Translation: If you don’t give us concessions, we will not do the thing that we want credit for saying is the right thing to do.
* DEMS PLAN BIG NEW PUSH ON STATE LEVEL: Politico reports that top Democrats have created a new PAC called Forward Majority that will pour money into state legislative races with the goal of influencing the next round of redistricting in the 2020s for the House of Representatives:
Warning that Democrats risk falling into a massive electoral hole until at least the post-2030 redistricting round if they don’t act now to take legislatures, the group intends to focus on states that are the most gerrymandered. It will target its investments to where winning chambers would be most efficient and where controlling them could have the biggest effect on gaining seats in the U.S. House.
Good news. Democrats were caught badly flat-footed by the GOP rout on the state level in 2010, helping lead to a GOP hammerlock on the House. And we’re still dealing with the consequences.
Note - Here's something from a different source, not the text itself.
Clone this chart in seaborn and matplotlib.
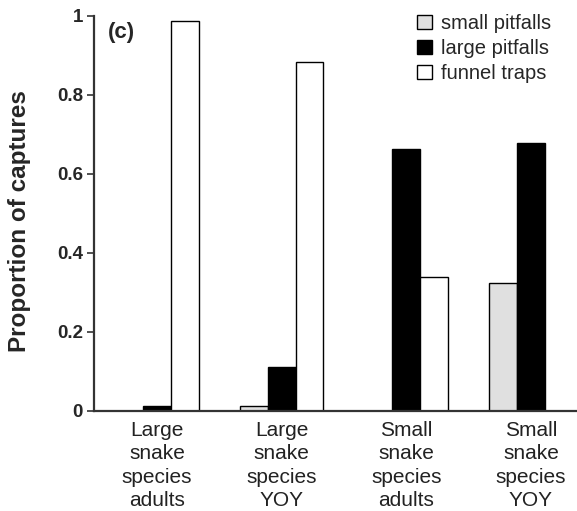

* AND WHITE CHRISTIANS ARE A MINORITY: A new Public Religion Research Institute poll finds that white Christians account for fewer than half of American adults. PRRI director Robert Jones documents a similar decline among white evangelicals and explains their support for Trump:
Thinking about the white evangelical/Trump alliance as an end-of-life bargain is illuminating. It helps explain, for example, how white evangelical leaders could ignore so many problematic aspects of Trump’s character. … White evangelicals have clearly seen Trump’s presidency as a possible way to stave off changes that would constitute the real end of an era where their cultural worldview held sway.

Jones’s whole piece is worth reading as a window into what’s going on with a very important component of Trump’s base.